May have just accidentally purchased an iphone on Kate's credit card. This has potential to be bad.
is it bad that the cashier at chick-fil-a shouted "see you tomorrow!" as i drove away?
every time I worry about a career mistake, I remember Michelle Pfeiffer did Grease 2.
She tried to keep her legs crossed last night while doing a keg stand. Way to keep it classy.
Just got a birthday card from Camel. How am I supposed to stop smoking when they care?
I don't understand why everytime I fuck his bestfriend he seems more interested in me...
The last good decent convo we has was when I was trying to convince you to let me watch you pee.

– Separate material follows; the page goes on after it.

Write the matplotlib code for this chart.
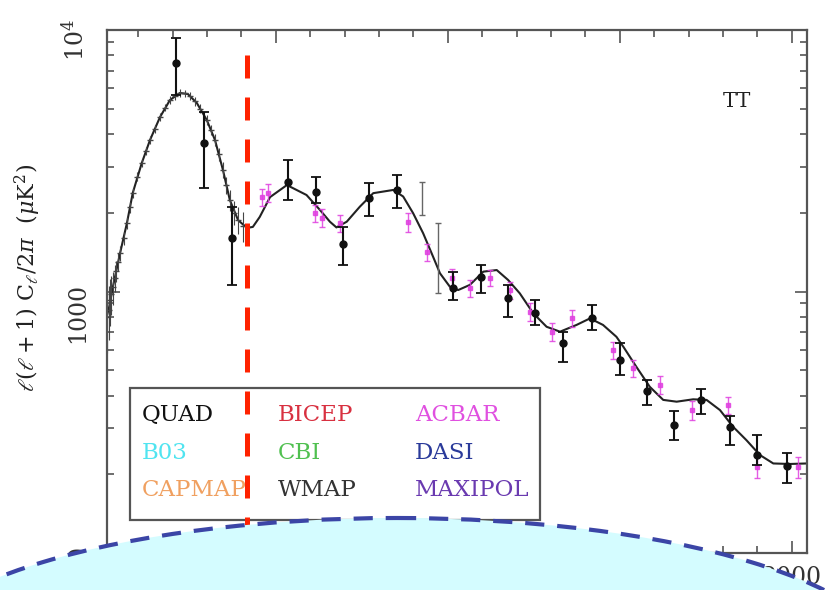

I tried to discuss modern art with a cab driver after explaining that I only had one shoe on b/c a pitbull ate the other one. Wtf. Call me when you can.
This is why I need to move out...so my naked vomit covered walk of shames to the bathroom are only witnessed by one other person who is equally as pathetic as me and the cat
I just had to beg some random guy to help me climb through your porch window since the door was locked. FYI...i hear you having sex in there. You could of at least taken a break to unlock the damn door. WTF!!!
As a gentleman, I asked her if she was sure and she just whispered "wreck me" in my ear. I took that as a green light.
He is 30 (that's 8 years older than I am) and uses more Emojis than I do. Problem?
When do you want to get tanked and forget our entire college education?
I just set my acrylic nail on fire while trying to light my blunt
So I have now fucked both my roommates...This is why I can’t live with men.